FDA to Regulate ‘Gluten-Free’ Label Claims
(WASHINGTON) -- The gluten-free aisle has become a common sight in grocery stores around the country. Now the companies who make the foods on these aisles will have to prove that their products are as gluten-free as they claim. The U.S. Food and Drug Administration on Friday introduced stricter regulations on labeling food sans gluten.
Until now, there has been no way for consumers to know what gluten-free actually means. That all changed Friday with the FDA's new rule that says, from now on, there will be a standard definition for what foods qualify as gluten-free. By this time next year, only products with less than 20 parts per million of gluten will be allowed to carry the label.
The FDA says the new rule will not only apply to foods label "gluten-free," but it will also apply to products bearing the words "no gluten," "free of gluten" and "without gluten."
"We encourage the food industry to come into compliance with the new definition as soon as possible and help us make it as easy as possible for people with celiac disease to identify food that meet the federal definition of 'gluten-free,'" Michael Taylor, the FDA's deputy commissioner for foods and veterinary medicine, said in a statement.

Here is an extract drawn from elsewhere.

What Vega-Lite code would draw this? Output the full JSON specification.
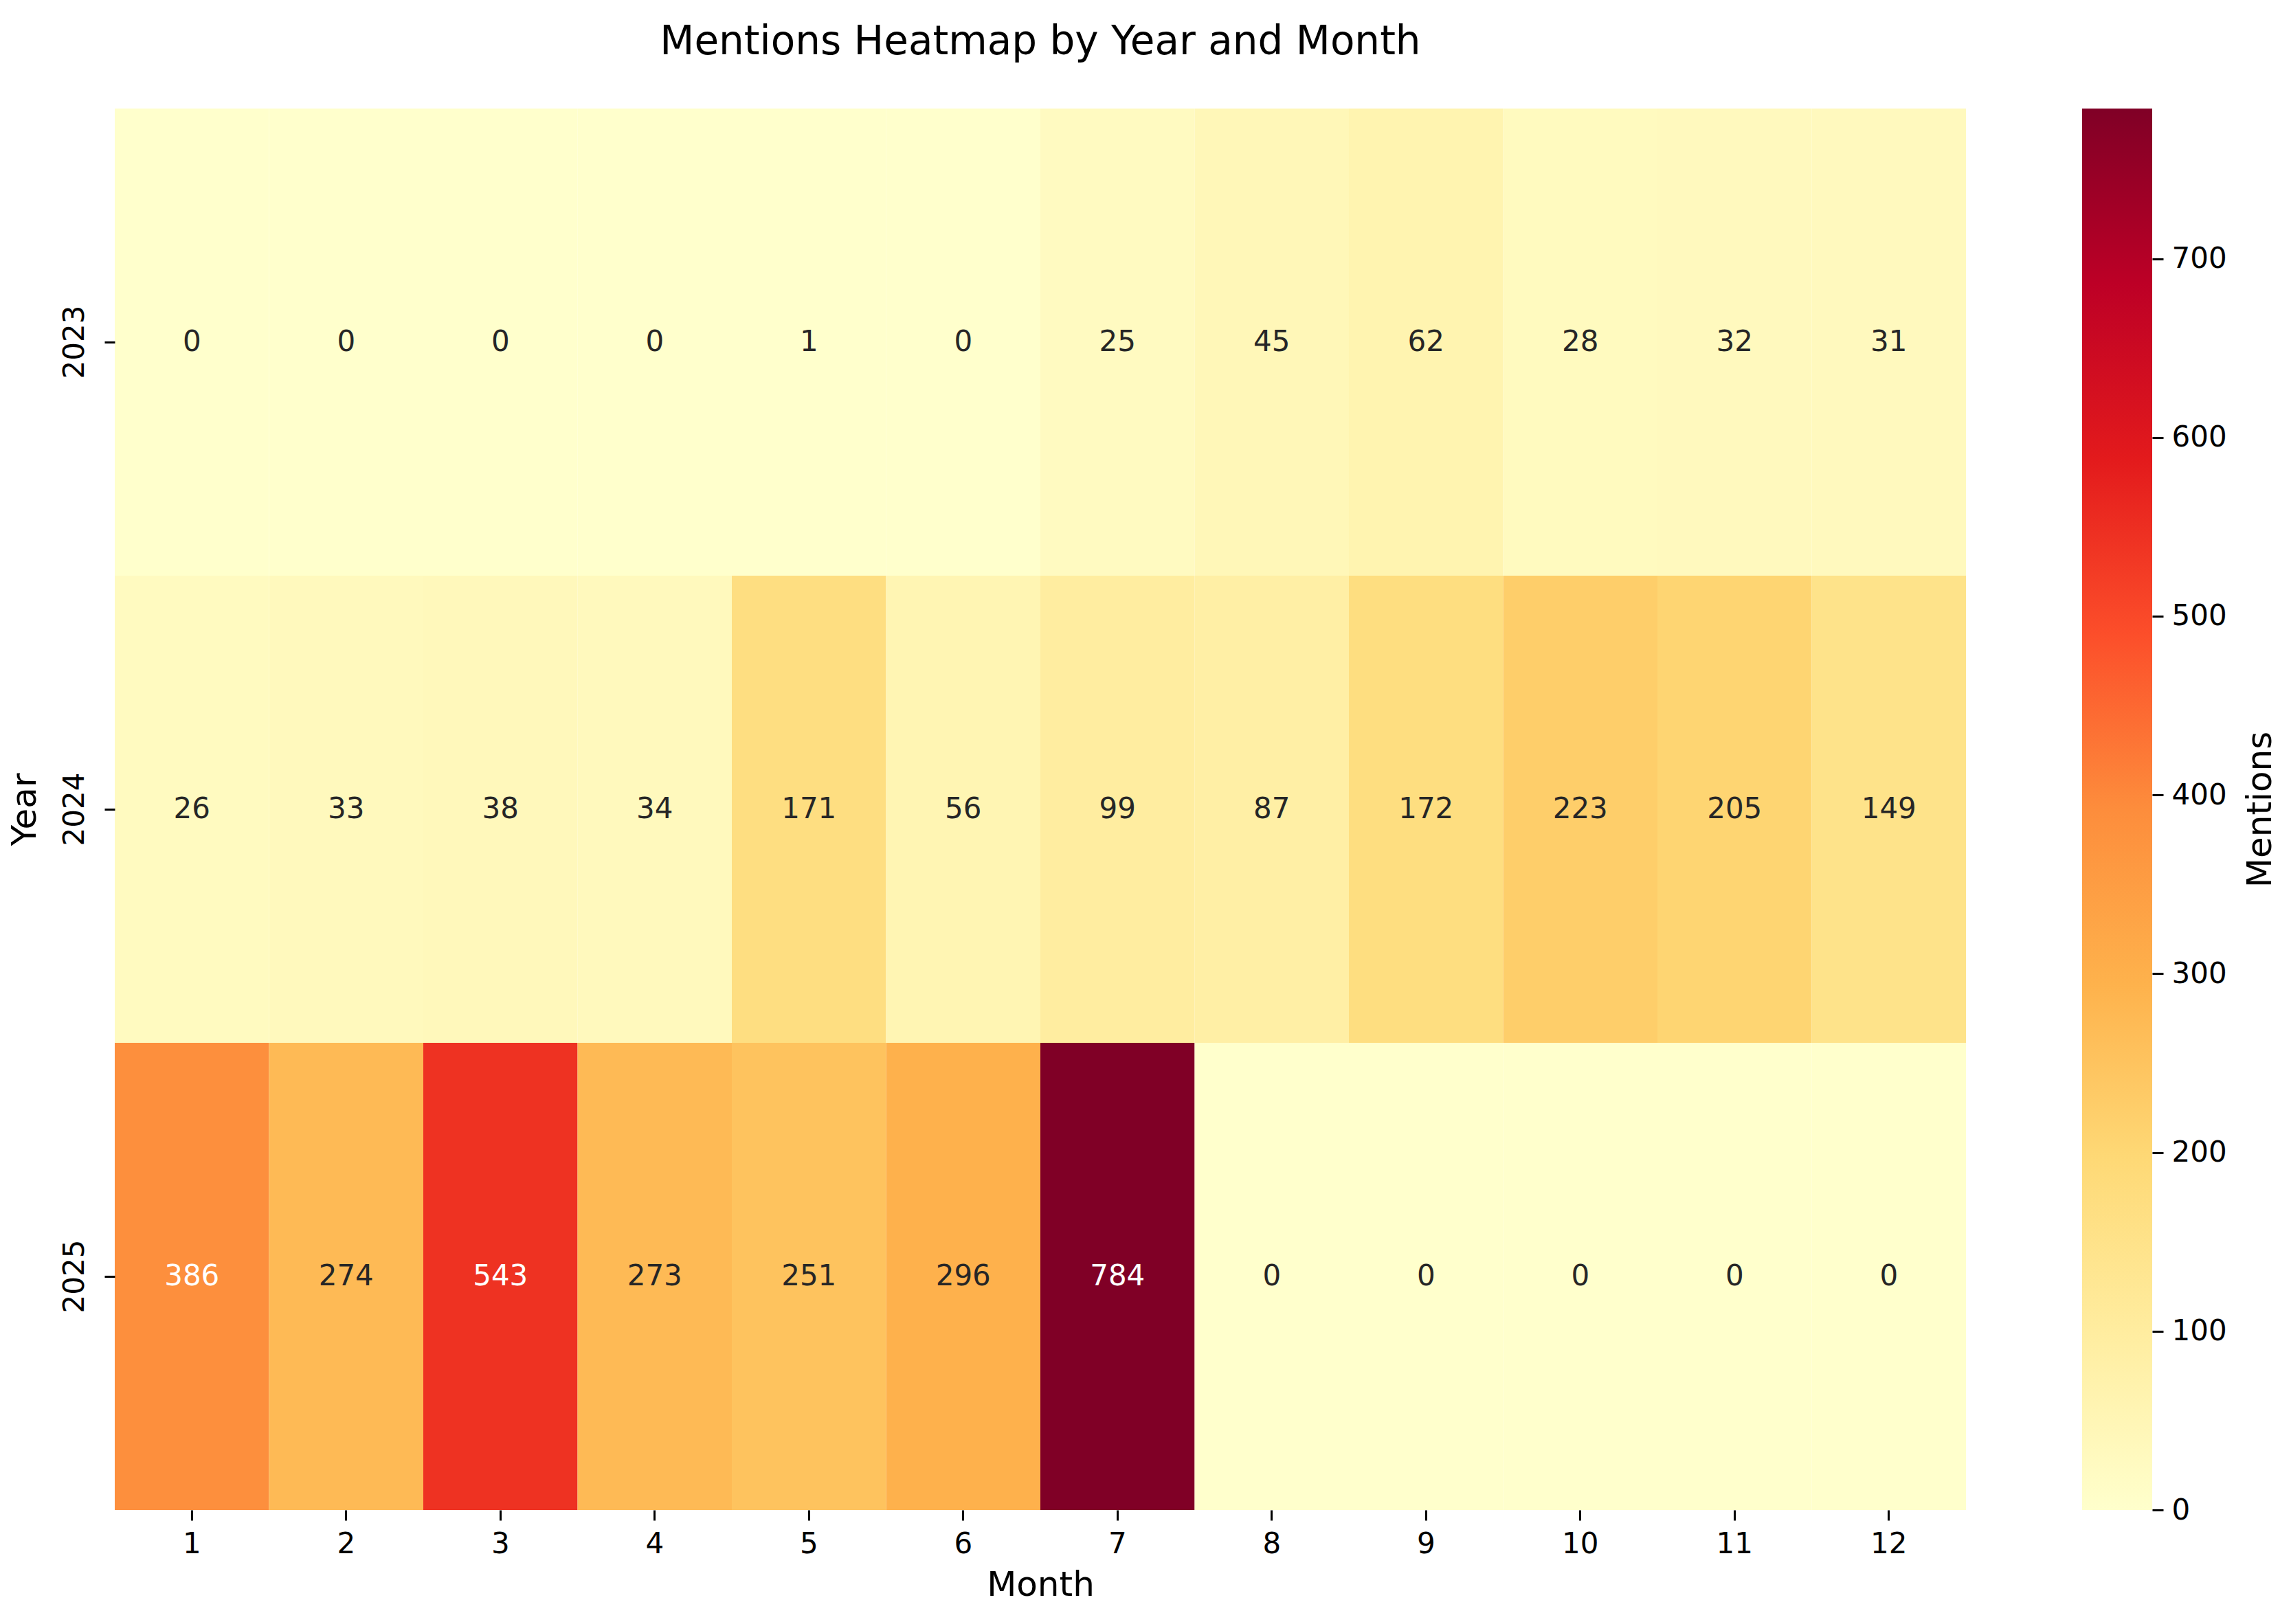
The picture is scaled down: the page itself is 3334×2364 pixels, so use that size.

Gluten refers to proteins that occur naturally in wheat, rye, barley and cross-bred hybrids of these grains, the FDA says. For up to 3 million Americans with celiac disease, eating gluten can lead to terrible digestive symptoms. But they're not the only ones buying gluten-free foods. These products have become synonymous with a healthy diet, making gluten-free a $4.2 billion industry.
Of course, unless you have celiac disease or gluten intolerance, there is no proven reason to avoid gluten. But for those who do need to go gluten-free, the new FDA rule is an important step in protecting their health.